I find the idea that Machadu put forward of minting new Zimbabwean dollar coins quite innovative.

The Zimbabwean dollar coins can be backed by gold and/or one or two of our other precious minerals, as suggested.

I would, however, suggest an exchange rate of US$1:Z$10 in this regard to partly address the now perennial twin challenges of change and pricing of goods and services in United States dollars.

Subsequent to my open letter to Honourable Chinamasa on this matter of demonetisation, he contacted me by phone wishing to solicit my views on the issues to do with the reasonableness of the then suggested official exchange rate of Z$20:US$1 and the position of those who were left with nil Zimbabwean dollar balances reflecting in their bank accounts after the slashing of the very last 12 zeros.

The sentiments by the minister and his apparent concern over the plight of the affected account-holders seem to be at variance with Machadu’s imagination of trillions presumably still sitting in those same accounts at cut-off date, come to think of it. I have since responded in writing to the minister on the two issues he raised for his consideration, and availed a copy of my response to him to The Sunday Mail.

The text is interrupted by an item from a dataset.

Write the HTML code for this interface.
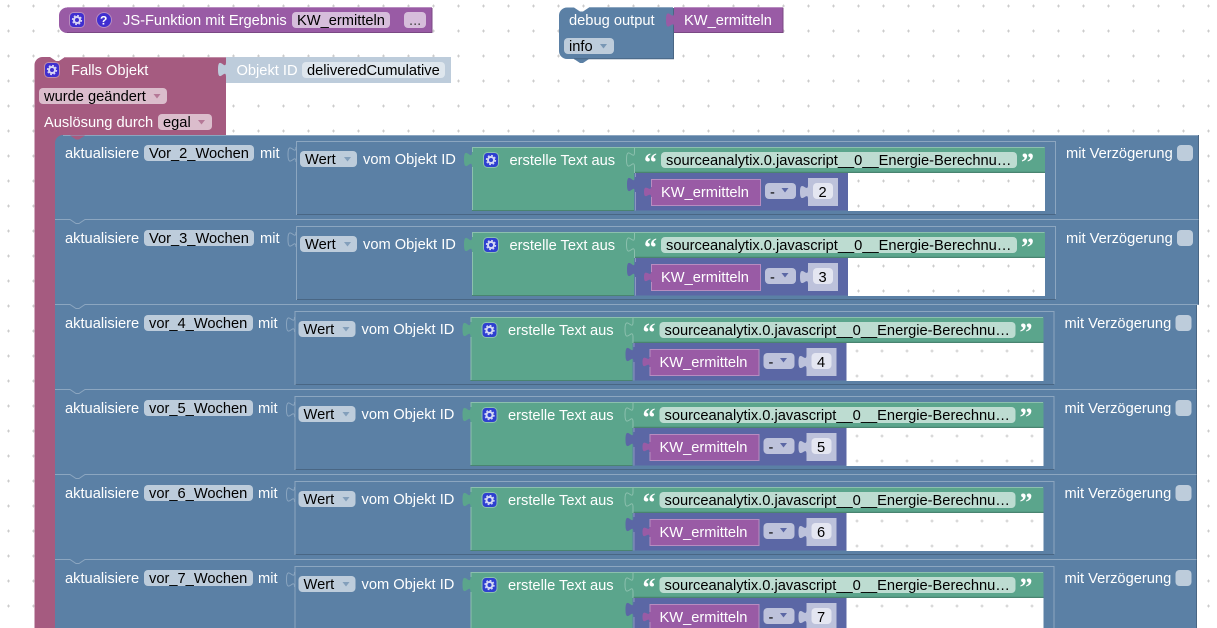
<!DOCTYPE html>
<html><head><meta charset="utf-8"><style>
html,body{margin:0;padding:0;background:#fff;width:1217px;height:628px;overflow:hidden}
svg{display:block}
text{font-family:"Liberation Sans",Arial,sans-serif;font-size:14.67px;fill:#fff;white-space:pre}
text.d{fill:#000}
</style></head><body>
<svg width="1217" height="628" viewBox="0 0 1217 628" xmlns="http://www.w3.org/2000/svg">
<defs>
<pattern id="grid" x="0" y="0" width="25" height="25" patternUnits="userSpaceOnUse">
<path d="M8.5 5.5v3M7 7h3" transform="translate(0,-1)" stroke="#ccc" stroke-width="1" fill="none"/>
</pattern>
<g id="gear" opacity=".8"><circle r="3" fill="none" stroke="#fff" stroke-width="2"/><circle r="4.500" fill="none" stroke="#fff" stroke-width="1.300" stroke-dasharray="1.800 1.730"/></g>
<g id="inner">
<!-- value block -->
<rect x="296" y="141" width="760" height="74" fill="#5b80a5"/>
<path d="M296.500 214.500H1055.500" fill="none" stroke="#496684"/>
<path d="M296.500 215V141.500H1055.500V214" fill="none" stroke="#8ca6c0"/>
<!-- socket in parent -->
<path d="M296 147c0 10 -8 -8 -8 7.500s8 -2.500 8 7.500" fill="#5b80a5" stroke="#8ca6c0"/>
<rect x="300" y="151" width="57" height="16" rx="4" fill="#bdccdb"/>
<path d="M344 157h7l-3.500 4.500z" fill="#5b80a5" opacity=".6"/>
<!-- green text join -->
<path d="M472 147H634V210.500H472V167c0 -10 -8 8 -8 -7.500s8 2.500 8 -7.500z" fill="#5ba58c"/>
<path d="M472.500 152V147.500H634M472.500 167V210.500" fill="none" stroke="#8cc0ae"/>
<path d="M472 210.500H634" stroke="#498470"/>
<rect x="483.500" y="152.500" width="15" height="15" rx="4" fill="#2e3fd0" stroke="#8cc0ae"/>
<use href="#gear" x="491" y="160"/>
<!-- string block -->
<rect x="634" y="147" width="411" height="26" fill="#5ba58c"/>
<path d="M634.500 147.500H1044.500" stroke="#8cc0ae"/>
<path d="M634 172.500H1045" stroke="#498470" stroke-width="1.500"/>
<path d="M634.500 147V152c0 10 -8 -8 -8 7.500s8 -2.500 8 7.500V173" fill="none" stroke="#8cc0ae"/>
<rect x="661" y="152" width="356" height="16" rx="4" fill="#bddcd1"/>
<!-- white hole -->
<rect x="848" y="173" width="197" height="38" fill="#fff"/>
<rect x="848" y="173" width="197" height="38" fill="url(#grid)"/>
<!-- math block -->
<path d="M635 173H848V210.500H635V192c0 -10 -8 8 -8 -7.500s8 2.500 8 -7.500z" fill="#5b67a5"/>
<path d="M635.500 173V177M635.500 192V210.500" stroke="#8c95c0" fill="none"/>
<!-- KW call -->
<path d="M651 179H760.500V205.500H651V197c0 -7 -7 5 -7 -5s7 1 7 -5z" fill="#995ba5"/>
<path d="M651.500 187V179.500H760.500V205.500H651.500V197" fill="none" stroke="#b88cc0"/>
<rect x="765" y="183" width="31" height="16" rx="4" fill="#bdc2db"/>
<path d="M781.500 188h7l-3.500 4.500z" fill="#5b67a5"/>
<path d="M808 178H838V206H808V199c0 -9 -8 7 -8 -7s8 2 8 -7z" fill="#bdc2db"/>
<rect x="813" y="183" width="20" height="16" rx="4" fill="#e4e6f1"/>
<rect x="1177" y="145" width="16" height="16" rx="4" fill="#bdccdb"/>
</g>
</defs>

<rect width="1217" height="628" fill="#fff"/>
<rect width="1217" height="628" fill="url(#grid)"/>

<!-- JS function -->
<path d="M67 7.500H432V33H67a8 8 0 0 1-8-8V15.500a8 8 0 0 1 8-8z" fill="#995ba5"/>
<path d="M67 7.500H432" stroke="#b88cc0"/><path d="M67 32.500H432V8" stroke="#7a4984" fill="none"/>
<rect x="69.500" y="12.500" width="15" height="15" rx="4" fill="#3f2ed0" stroke="#b88cc0"/>
<use href="#gear" x="77" y="20"/>
<circle cx="104" cy="20" r="7.500" fill="#3f2ed0" stroke="#b88cc0"/>
<text x="100" y="24.500" style="font-size:12px;font-weight:bold">?</text>
<text x="123" y="25">JS-Funktion mit Ergebnis</text>
<rect x="292" y="12" width="98" height="16" rx="4" fill="#d6bddb"/>
<text class="d" x="297" y="25">KW_ermitteln</text>
<rect x="404" y="12" width="22" height="16" rx="4" fill="#d6bddb"/>
<text x="409" y="25" style="fill:#444">...</text>

<!-- debug -->
<path d="M567 7.500H574l6 4h3l6-4H673V59H589l-6 4h-3l-6-4H567a8 8 0 0 1-8-8V15.500a8 8 0 0 1 8-8z" fill="#5b80a5"/>
<path d="M589 7.500H673" stroke="#8ca6c0"/><path d="M574 58.700H673.500V8" stroke="#496684" fill="none"/>
<text x="569" y="25">debug output</text>
<rect x="564" y="38" width="50" height="16" rx="4" fill="#bdccdb"/>
<text class="d" x="569" y="51">info</text>
<path d="M600 44h7l-3.500 4.500z" fill="#5b80a5" opacity=".7"/>
<path d="M674 7.500H783V33H674V27.500c0 -10 -8 8 -8 -7.500s8 2.500 8 -7.500z" fill="#995ba5"/>
<path d="M674 7.500H783" stroke="#b88cc0"/><path d="M674 32.500H783V8" stroke="#7a4984" fill="none"/>
<text x="684" y="25">KW_ermitteln</text>

<!-- Falls Objekt -->
<path d="M42.500 57H50l6 4h3l6-4H226V135H64V144H55V628H34.500V65a8 8 0 0 1 8-8z" fill="#a55b80"/>
<path d="M65 57.500H226" stroke="#c08ca6"/>
<rect x="44.500" y="62.500" width="15" height="15" rx="4" fill="#3f2ed0" stroke="#c08ca6"/>
<use href="#gear" x="52" y="70"/>
<text x="71" y="75">Falls Objekt</text>
<rect x="39" y="88" width="128" height="16" rx="4" fill="#dbbdcc"/>
<text class="d" x="44" y="101">wurde geändert</text>
<path d="M153.500 94h7l-3.500 4.500z" fill="#a55b80" opacity=".7"/>
<text x="44" y="127">Auslösung durch</text>
<rect x="158" y="114" width="54" height="16" rx="4" fill="#dbbdcc"/>
<text class="d" x="163" y="127">egal</text>
<path d="M198 120h7l-3.500 4.500z" fill="#a55b80" opacity=".7"/>
<path d="M226 57H451V83H226V77c0 -10 -8 8 -8 -7.500s8 2.500 8 -7.500z" fill="#bdccdb"/>
<text x="236.500" y="75">Objekt ID</text>
<rect x="302" y="62" width="143" height="16" rx="4" fill="#dee6ed"/>
<text class="d" x="307" y="75">deliveredCumulative</text>

<!-- Row 1 -->
<g>
<path d="M63 135H1198.500V220H55V143a8 8 0 0 1 8-8z" fill="#5b80a5"/>
<path d="M63 135.500H1198.500" fill="none" stroke="#8ca6c0"/>
<path d="M1198.500 135V220" fill="none" stroke="#496684"/>
<path d="M70 135.500l6 4h3l6-4z" fill="#a55b80"/>
<use href="#inner"/>
<text x="65" y="158">aktualisiere</text>
<rect x="144" y="145" width="110" height="16" rx="4" fill="#bdccdb"/>
<text class="d" x="149" y="158">Vor_2_Wochen</text>
<text x="260" y="158">mit</text>
<text class="d" x="305" y="164">Wert</text>
<text x="363" y="164">vom Objekt ID</text>
<text x="509.500" y="165">erstelle Text aus</text>
<text x="644" y="171" style="font-size:26px;font-family:'Liberation Serif',serif;font-weight:bold">“</text>
<text class="d" x="666" y="165">sourceanalytix.0.javascript__0__Energie-Berechnu…</text>
<text x="1021" y="171" style="font-size:26px;font-family:'Liberation Serif',serif;font-weight:bold">”</text>
<text x="661" y="197">KW_ermitteln</text>
<text class="d" x="770" y="197">-</text>
<text class="d" x="818.500" y="197">2</text>
<text x="1066" y="158">mit Verzögerung</text>
</g>

<!-- Row 2 -->
<g transform="translate(0,85)">
<path d="M55 135H1198.500V220H55z" fill="#5b80a5"/>
<path d="M55 134.500H70l6 4h3l6-4H1198.500" fill="#5b80a5" stroke="#8ca6c0"/>
<path d="M1198.500 135V220" fill="none" stroke="#496684"/>
<use href="#inner"/>
<text x="65" y="158">aktualisiere</text>
<rect x="144" y="145" width="110" height="16" rx="4" fill="#bdccdb"/>
<text class="d" x="149" y="158">Vor_3_Wochen</text>
<text x="260" y="158">mit</text>
<text class="d" x="305" y="164">Wert</text>
<text x="363" y="164">vom Objekt ID</text>
<text x="509.500" y="165">erstelle Text aus</text>
<text x="644" y="171" style="font-size:26px;font-family:'Liberation Serif',serif;font-weight:bold">“</text>
<text class="d" x="666" y="165">sourceanalytix.0.javascript__0__Energie-Berechnu…</text>
<text x="1021" y="171" style="font-size:26px;font-family:'Liberation Serif',serif;font-weight:bold">”</text>
<text x="661" y="197">KW_ermitteln</text>
<text class="d" x="770" y="197">-</text>
<text class="d" x="818.500" y="197">3</text>
<text x="1066" y="158">mit Verzögerung</text>
</g>

<!-- Row 3 -->
<g transform="translate(0,170)">
<path d="M55 135H1196.500V220H55z" fill="#5b80a5"/>
<path d="M55 134.500H70l6 4h3l6-4H1198.500" fill="#5b80a5" stroke="#8ca6c0"/>
<path d="M1196.500 135V220" fill="none" stroke="#496684"/>
<use href="#inner" x="-1.500"/>
<text x="65" y="158">aktualisiere</text>
<rect x="144" y="145" width="109" height="16" rx="4" fill="#bdccdb"/>
<text class="d" x="149" y="158">vor_4_Wochen</text>
<text x="258" y="158">mit</text>
<g transform="translate(-1.500,0)">
<text class="d" x="305" y="164">Wert</text>
<text x="363" y="164">vom Objekt ID</text>
<text x="509.500" y="165">erstelle Text aus</text>
<text x="644" y="171" style="font-size:26px;font-family:'Liberation Serif',serif;font-weight:bold">“</text>
<text class="d" x="666" y="165">sourceanalytix.0.javascript__0__Energie-Berechnu…</text>
<text x="1021" y="171" style="font-size:26px;font-family:'Liberation Serif',serif;font-weight:bold">”</text>
<text x="661" y="197">KW_ermitteln</text>
<text class="d" x="770" y="197">-</text>
<text class="d" x="818.500" y="197">4</text>
<text x="1066" y="158">mit Verzögerung</text>
</g>
</g>

<!-- Row 4 -->
<g transform="translate(0,255)">
<path d="M55 135H1196.500V220H55z" fill="#5b80a5"/>
<path d="M55 134.500H70l6 4h3l6-4H1196.500" fill="#5b80a5" stroke="#8ca6c0"/>
<path d="M1196.500 135V220" fill="none" stroke="#496684"/>
<use href="#inner" x="-1.500"/>
<text x="65" y="158">aktualisiere</text>
<rect x="144" y="145" width="109" height="16" rx="4" fill="#bdccdb"/>
<text class="d" x="149" y="158">vor_5_Wochen</text>
<text x="258" y="158">mit</text>
<g transform="translate(-1.500,0)">
<text class="d" x="305" y="164">Wert</text>
<text x="363" y="164">vom Objekt ID</text>
<text x="509.500" y="165">erstelle Text aus</text>
<text x="644" y="171" style="font-size:26px;font-family:'Liberation Serif',serif;font-weight:bold">“</text>
<text class="d" x="666" y="165">sourceanalytix.0.javascript__0__Energie-Berechnu…</text>
<text x="1021" y="171" style="font-size:26px;font-family:'Liberation Serif',serif;font-weight:bold">”</text>
<text x="661" y="197">KW_ermitteln</text>
<text class="d" x="770" y="197">-</text>
<text class="d" x="818.500" y="197">5</text>
<text x="1066" y="158">mit Verzögerung</text>
</g>
</g>

<!-- Row 5 -->
<g transform="translate(0,340)">
<path d="M55 135H1196.500V220H55z" fill="#5b80a5"/>
<path d="M55 134.500H70l6 4h3l6-4H1196.500" fill="#5b80a5" stroke="#8ca6c0"/>
<path d="M1196.500 135V220" fill="none" stroke="#496684"/>
<use href="#inner" x="-1.500"/>
<text x="65" y="158">aktualisiere</text>
<rect x="144" y="145" width="109" height="16" rx="4" fill="#bdccdb"/>
<text class="d" x="149" y="158">vor_6_Wochen</text>
<text x="258" y="158">mit</text>
<g transform="translate(-1.500,0)">
<text class="d" x="305" y="164">Wert</text>
<text x="363" y="164">vom Objekt ID</text>
<text x="509.500" y="165">erstelle Text aus</text>
<text x="644" y="171" style="font-size:26px;font-family:'Liberation Serif',serif;font-weight:bold">“</text>
<text class="d" x="666" y="165">sourceanalytix.0.javascript__0__Energie-Berechnu…</text>
<text x="1021" y="171" style="font-size:26px;font-family:'Liberation Serif',serif;font-weight:bold">”</text>
<text x="661" y="197">KW_ermitteln</text>
<text class="d" x="770" y="197">-</text>
<text class="d" x="818.500" y="197">6</text>
<text x="1066" y="158">mit Verzögerung</text>
</g>
</g>

<!-- Row 6 -->
<g transform="translate(0,425)">
<path d="M55 135H1196.500V220H55z" fill="#5b80a5"/>
<path d="M55 134.500H70l6 4h3l6-4H1196.500" fill="#5b80a5" stroke="#8ca6c0"/>
<path d="M1196.500 135V220" fill="none" stroke="#496684"/>
<use href="#inner" x="-1.500"/>
<text x="65" y="158">aktualisiere</text>
<rect x="144" y="145" width="109" height="16" rx="4" fill="#bdccdb"/>
<text class="d" x="149" y="158">vor_7_Wochen</text>
<text x="258" y="158">mit</text>
<g transform="translate(-1.500,0)">
<text class="d" x="305" y="164">Wert</text>
<text x="363" y="164">vom Objekt ID</text>
<text x="509.500" y="165">erstelle Text aus</text>
<text x="644" y="171" style="font-size:26px;font-family:'Liberation Serif',serif;font-weight:bold">“</text>
<text class="d" x="666" y="165">sourceanalytix.0.javascript__0__Energie-Berechnu…</text>
<text x="1021" y="171" style="font-size:26px;font-family:'Liberation Serif',serif;font-weight:bold">”</text>
<text x="661" y="197">KW_ermitteln</text>
<text class="d" x="770" y="197">-</text>
<text class="d" x="818.500" y="197">7</text>
<text x="1066" y="158">mit Verzögerung</text>
</g>
</g>
</svg>
</body></html>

Allow me to once again express my appreciation to Clemence Machadu for his thoughts and ideas on this very important issue of national significance, which is crying out for urgent solution and resolution.

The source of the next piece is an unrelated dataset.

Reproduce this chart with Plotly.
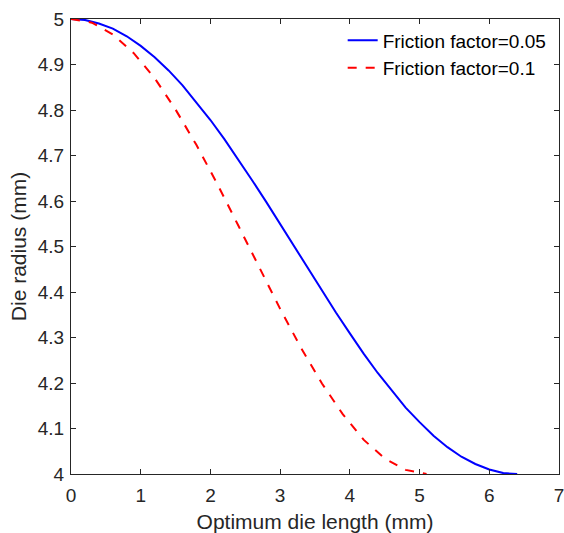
import plotly.graph_objects as go

x_f005 = [0, 0.2, 0.4, 0.6, 0.8, 1.0, 1.2, 1.4, 1.6, 1.8, 2.0, 2.2, 2.4, 2.6, 2.8, 3.0, 3.2,
          3.4, 3.6, 3.8, 4.0, 4.2, 4.4, 4.6, 4.8, 5.0, 5.2, 5.4, 5.6, 5.8, 6.0, 6.2, 6.4]
r_f005 = [5.000, 4.998, 4.990, 4.979, 4.962, 4.941, 4.916, 4.887, 4.854, 4.817, 4.778, 4.736,
          4.691, 4.645, 4.598, 4.549, 4.500, 4.451, 4.402, 4.355, 4.309, 4.264, 4.222, 4.183,
          4.146, 4.114, 4.084, 4.059, 4.038, 4.022, 4.010, 4.002, 4.000]

x_f01 = [0, 0.3, 0.6, 0.9, 1.2, 1.5, 1.8, 2.1, 2.4, 2.7, 3.0, 3.3, 3.6, 3.9, 4.2, 4.5, 4.8, 5.1]
r_f01 = [5.000, 4.992, 4.966, 4.925, 4.870, 4.801, 4.723, 4.637, 4.546, 4.454, 4.363, 4.277,
         4.199, 4.131, 4.075, 4.034, 4.009, 4.000]

x_ticks = [0, 1, 2, 3, 4, 5, 6, 7]
y_ticks = [4, 4.1, 4.2, 4.3, 4.4, 4.5, 4.6, 4.7, 4.8, 4.9, 5]
y_labels = ["4", "4.1", "4.2", "4.3", "4.4", "4.5", "4.6", "4.7", "4.8", "4.9", "5"]

font_family = "Liberation Sans, Arial, sans-serif"
axis_color = "#262626"

fig = go.Figure()
fig.add_trace(go.Scatter(x=x_f005, y=r_f005, mode="lines", name="Friction factor=0.05",
                         line=dict(color="#0000ff", width=2)))
fig.add_trace(go.Scatter(x=x_f01, y=r_f01, mode="lines", name="Friction factor=0.1",
                         line=dict(color="#ff0000", width=2, dash="dash")))

axis_common = dict(showgrid=False, zeroline=False, showline=True, linecolor=axis_color,
                   linewidth=1, mirror="allticks", ticks="inside", ticklen=5,
                   tickcolor=axis_color, ticklabeloverflow="allow",
                   tickfont=dict(family=font_family, size=19, color=axis_color))

fig.update_xaxes(range=[0, 7], tickvals=x_ticks, ticktext=[str(v) for v in x_ticks],
                 ticklabelstandoff=4,
                 title=dict(text="Optimum die length (mm)", font=dict(family=font_family, size=21, color=axis_color), standoff=9),
                 **axis_common)
fig.update_yaxes(range=[4, 5], tickvals=y_ticks, ticktext=y_labels,
                 ticklabelstandoff=2,
                 title=dict(text="Die radius (mm)", font=dict(family=font_family, size=21, color=axis_color), standoff=5),
                 **axis_common)

fig.update_layout(
    width=564, height=533,
    margin=dict(l=71, r=0, t=19, b=59),
    plot_bgcolor="white", paper_bgcolor="white",
    font=dict(family=font_family, color=axis_color),
    legend=dict(x=0.985, y=0.995, xanchor="right", yanchor="top",
                bgcolor="rgba(255,255,255,0)", borderwidth=0,
                font=dict(family=font_family, size=19, color="#000000"),
                tracegroupgap=0, itemwidth=30),
    showlegend=True,
)

fig.write_html("out.html")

Lest we forget, the whole mess originated, with disastrous consequences, from the manner dollarisation was handled in mid-2009 when at the very least a first attempt should have been instituted to compensate the Zimbabwean dollar with either the US dollar or the South African rand when the Zimbabwean dollar was officially discontinued.

National Budget statements from 2010 right up to 2014 correctly alluded to the need for demonetisation of the Zimbabwean dollar, with the amounts quoted for the purpose ranging initially from the ridiculous US$6 million dollars to the more recent but still grossly inadequate US$20 million.

Regrettably, nothing was ever implemented on the ground.